Apart from adjusting sample prevalence and the number of points to be sampled, many more options are available to customize the sampling of presence-absence data. In real-world scenarios, it is highly unlikely that the entire study area will be sampled. Most of the time, sampling is limited to specific regions. To demonstrate this, we will restrict our sampling area using the blockCV R package (Valavi et al. 2019).

The blockCV package is primarily designed for spatial cross-validation which means it can be used for creating spatial blocks around presence-only or presence-absence data. This makes it also a good tool for defining polygons for biased sampling of presence-absence data. To achieve this, we will first sample random background points across the study area and then create spatial blocks. Several options for block shapes are available, as shown in the image below. We will create polygons using squares, hexagons, and bars across the study area. The size argument allows you to specify the size of each individual block.

# 3 - restricting the sampling area ####
#---------------------------------------#

# Create background points from the presence-absence raster
p = sf::st_as_sf(
  x = as.data.frame(predicts::backgroundSample(pa, n = 300)), # Create 300 background points
  coords = c("x", "y"), # Coordinate columns
  crs = sf::st_crs("epsg:4326") # Set the CRS
)

# Generate spatial blocks using squares
blocks = blockCV::cv_spatial(
  r = pa, # Presence-absence raster
  hexagon = F, # Use square blocks
  x = p # Background points
)

# Generate spatial blocks using bars
blocks = blockCV::cv_spatial(
  r = pa, # Presence-absence raster
  rows_cols = c(5, 0), # Divide into 5 horizontal rows
  hexagon = F, # Use rows
  x = p # Background points
)

# Generate spatial blocks using hexagons
blocks = blockCV::cv_spatial(
  r = pa, # Presence-absence raster
  size = 150000, # Hexagon size 
  hexagon = T, # Use hexagons
  x = p # Background points
)


# Filter the sampling area to only include folds 1 and 2
samplingArea = blocks$blocks %>% dplyr::filter(folds %in% c(1, 2))

# Sample 300 presence-absence points from the restricted sampling area
poPoints <- sampleOccurrences(
  pa,
  sampling.area = samplingArea, # Restrict sampling to specific area
  n = 300, # Number of points to sample
  type = "presence-absence", # Sampling type
  sample.prevalence = 0.5 # Prevalence rate
)

In the following figure, you can see the results of using different polygon shapes to create spatial blocks across the study area.

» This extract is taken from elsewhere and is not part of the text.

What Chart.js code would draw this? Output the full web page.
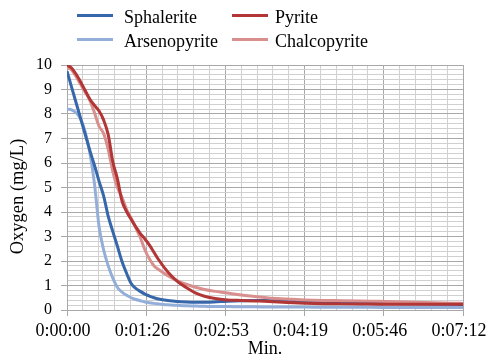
<!DOCTYPE html>
<html>
<head>
<meta charset="utf-8">
<script src="https://cdn.jsdelivr.net/npm/chart.js@4.4.1/dist/chart.umd.min.js"></script>
<style>
  body { margin: 0; background: #fff; }
  #contenedor { position: relative; width: 487px; height: 360px; }
  #leyenda { position: absolute; left: 0; top: 0; width: 487px; height: 60px;
             font-family: "Liberation Serif", "Times New Roman", serif; font-size: 18px; color: #000; }
  .linea { position: absolute; width: 36px; height: 3px; }
  .texto { position: absolute; line-height: 20px; white-space: nowrap; }
</style>
</head>
<body>
<div id="contenedor">
  <canvas id="oxigeno" width="487" height="360"></canvas>
  <div id="leyenda"></div>
</div>
<script>
// Tiempo en segundos (eje x va de 0:00:00 a 0:07:12)
const segundos = [0, 5, 10, 15, 20, 25, 30, 35, 40, 45, 50, 55, 60, 65, 70, 75, 80, 85, 90, 95,
                  100, 110, 120, 130, 140, 150, 160, 175, 190, 205, 220, 240, 260, 280, 300, 330, 360, 390, 420, 432]

// Oxígeno (mg/L)
const sphalerite = [9.75, 9.1, 8.45, 7.8, 7.15, 6.5, 5.9, 5.25, 4.65, 3.82, 3.2, 2.6, 1.98, 1.5, 1.08, 0.88, 0.76, 0.65, 0.57, 0.5,
                    0.45, 0.39, 0.35, 0.33, 0.32, 0.32, 0.33, 0.36, 0.38, 0.39, 0.39, 0.37, 0.35, 0.33, 0.31, 0.29, 0.27, 0.25, 0.23, 0.22]
const pyrite = [10.0, 9.88, 9.62, 9.3, 8.95, 8.6, 8.35, 8.12, 7.75, 7.15, 6.05, 5.35, 4.45, 4.02, 3.7, 3.4, 3.12, 2.9, 2.65, 2.35,
                2.05, 1.55, 1.18, 0.92, 0.7, 0.56, 0.48, 0.41, 0.39, 0.37, 0.35, 0.31, 0.28, 0.26, 0.25, 0.24, 0.23, 0.23, 0.23, 0.23]
const arsenopyrite = [8.2, 8.17, 8.05, 7.78, 7.25, 6.4, 5.15, 3.4, 2.45, 1.8, 1.3, 0.92, 0.73, 0.6, 0.5, 0.43, 0.38, 0.33, 0.3, 0.27,
                      0.25, 0.21, 0.19, 0.17, 0.16, 0.15, 0.14, 0.14, 0.13, 0.13, 0.12, 0.12, 0.12, 0.11, 0.11, 0.11, 0.1, 0.1, 0.1, 0.1]
const chalcopyrite = [9.92, 9.8, 9.52, 9.2, 8.88, 8.55, 8.05, 7.5, 7.2, 6.55, 5.65, 5.0, 4.6, 4.1, 3.75, 3.35, 2.95, 2.45, 2.08, 1.8,
                      1.65, 1.4, 1.2, 1.05, 0.93, 0.84, 0.77, 0.69, 0.61, 0.55, 0.49, 0.45, 0.41, 0.39, 0.38, 0.36, 0.34, 0.31, 0.28, 0.27]

// Etiquetas de los ejes
const etiquetasX = ['0:00:00', '0:01:26', '0:02:53', '0:04:19', '0:05:46', '0:07:12']
const etiquetasY = ['0', '1', '2', '3', '4', '5', '6', '7', '8', '9', '10']
const tituloX = 'Min.'
const tituloY = 'Oxygen (mg/L)'

const colores = {
    sphalerite: '#3767ab',
    pyrite: '#b23636',
    arsenopyrite: '#93afd9',
    chalcopyrite: '#da8f8f'
}

const fuente = '"Liberation Serif", "Times New Roman", serif'
const gris = '#a8a8a8'
const grisClaro = '#d0d0d0'
const pasoX = 86.4

function esMayorX(v){
    const k = v / pasoX
    return Math.abs(k - Math.round(k)) < 1e-6
}
function esMayorY(v){
    return Math.abs(v - Math.round(v)) < 1e-6
}

function serie(nombre, valores, color, orden){
    return {
        label: nombre,
        data: segundos.map((t, i) => ({x: t, y: valores[i]})),
        borderColor: color,
        backgroundColor: color,
        borderWidth: 3,
        pointRadius: 0,
        cubicInterpolationMode: 'monotone',
        order: orden
    }
}

//Leyenda en HTML (dos columnas, como el original)
const itemsLeyenda = [
    {nombre: 'Sphalerite', color: colores.sphalerite, xl: 77, xt: 124, y: 15},
    {nombre: 'Pyrite', color: colores.pyrite, xl: 232, xt: 275, y: 15},
    {nombre: 'Arsenopyrite', color: colores.arsenopyrite, xl: 77, xt: 124, y: 39},
    {nombre: 'Chalcopyrite', color: colores.chalcopyrite, xl: 232, xt: 275, y: 39}
]
const leyenda = document.getElementById('leyenda')
itemsLeyenda.forEach(it => {
    const l = document.createElement('span')
    l.className = 'linea'
    l.style.left = it.xl + 'px'
    l.style.top = (it.y - 1.5) + 'px'
    l.style.background = it.color
    leyenda.appendChild(l)
    const t = document.createElement('span')
    t.className = 'texto'
    t.style.left = it.xt + 'px'
    t.style.top = (it.y - 8) + 'px'
    t.textContent = it.nombre
    leyenda.appendChild(t)
})

// Título del eje y: en el original está un poco por debajo del centro del eje
const pluginTituloY = {
    id: 'tituloY',
    afterDraw(chart){
        const c = chart.ctx
        const area = chart.chartArea
        c.save()
        c.translate(18, (area.top + area.bottom) / 2 + 9)
        c.rotate(-Math.PI / 2)
        c.font = '18.5px ' + fuente
        c.fillStyle = '#000'
        c.textAlign = 'center'
        c.textBaseline = 'middle'
        c.fillText(tituloY, 0, 0)
        c.restore()
    }
}

Chart.defaults.font.family = fuente
Chart.defaults.color = '#000'

let ctx = document.getElementById('oxigeno')
const config = {
    type: 'line',
    data: {
        datasets: [
            serie('Sphalerite', sphalerite, colores.sphalerite, 2),
            serie('Pyrite', pyrite, colores.pyrite, 0),
            serie('Arsenopyrite', arsenopyrite, colores.arsenopyrite, 3),
            serie('Chalcopyrite', chalcopyrite, colores.chalcopyrite, 1)
        ]
    },
    options: {
        responsive: false,
        animation: false,
        layout: { padding: { top: 65, right: 24, bottom: 0, left: 0 } },
        plugins: {
            legend: { display: false },
            tooltip: { enabled: false }
        },
        scales: {
            x: {
                type: 'linear',
                min: 0,
                max: 432,
                ticks: {
                    stepSize: pasoX / 5,
                    autoSkip: false,
                    maxRotation: 0,
                    padding: 4,
                    labelOffset: -4,
                    font: { size: 18 },
                    callback: v => esMayorX(v) ? etiquetasX[Math.round(v / pasoX)] : ''
                },
                grid: {
                    color: c => esMayorX(c.tick.value) ? gris : grisClaro,
                    tickColor: c => esMayorX(c.tick.value) ? gris : 'rgba(0,0,0,0)',
                    tickLength: 6
                },
                border: { color: gris },
                title: {
                    display: true,
                    text: tituloX,
                    font: { size: 18 },
                    padding: { top: 0, bottom: 0 }
                },
                afterFit: s => { s.height = 50; s.paddingLeft = 0; s.paddingRight = 0 }
            },
            y: {
                min: 0,
                max: 10,
                ticks: {
                    stepSize: 0.2,
                    autoSkip: false,
                    padding: 9,
                    font: { size: 16 },
                    callback: v => esMayorY(v) ? etiquetasY[Math.round(v)] : ''
                },
                grid: {
                    color: c => esMayorY(c.tick.value) ? gris : grisClaro,
                    tickColor: c => esMayorY(c.tick.value) ? gris : 'rgba(0,0,0,0)',
                    tickLength: 6
                },
                border: { color: gris },
                afterFit: s => { s.width = 67; s.paddingTop = 0; s.paddingBottom = 0 }
            }
        }
    },
    plugins: [pluginTituloY]
}

const myChart = new Chart(ctx, config)
</script>
</body>
</html>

Most of the time, real-world sampling areas are not perfectly symmetrical. You could use tools like QGIS to draw custom polygons that result in less symmetrical shapes. In this session however, we will use the last block type, hexagons, to sample our presence-absence points in just a few regions. For this, we use the polygons created with the blockCV package and sample occurrences only within a subset of these polygons.

Introducing further sampling bias

We will introduce two additional sampling biases into our presence-absence sampling strategy for the virtual species. First, we will incorporate the probability of detecting a species. This means that for species that are difficult to survey, absence points may still be recorded even if the species is actually present in the area. This reflects real-world conditions, particularly for mobile species such as birds or bats. In such cases, the statement “absence of evidence is not evidence of absence” applies.

If the detection probability is set to zero, the species cannot be detected at all. Conversely, if it is set to one, the species is always detected. In the example below, we demonstrate the results for a relatively low detection probability of 0.3. As shown, the species is often recorded as absent in areas where it is actually present.

The second sampling, as seen in the code above, represents the error probability. This reflects potential errors that can occur during field sampling, where a species is not actually present but is incorrectly recorded as present in the dataset. Including this error probability in your dataset may result in output like the following (red rows in the table):

x	y	Real	Observed
239.5	400.5	1	1
460.5	446.5	0	0
427.5	156.5	1	0
153.5	313.5	0	0
387.5	134.5	0	0
259.5	475.5	1	1
241.5	33.5	0	1
175.5	331.5	0	1
153.5	313.5	0	0

Table: The row highlighted in blue indicates a low detection probability, resulting in the species being present but undetected. Rows highlighted in red indicate detection errors where the species is absent but incorrectly recorded as present.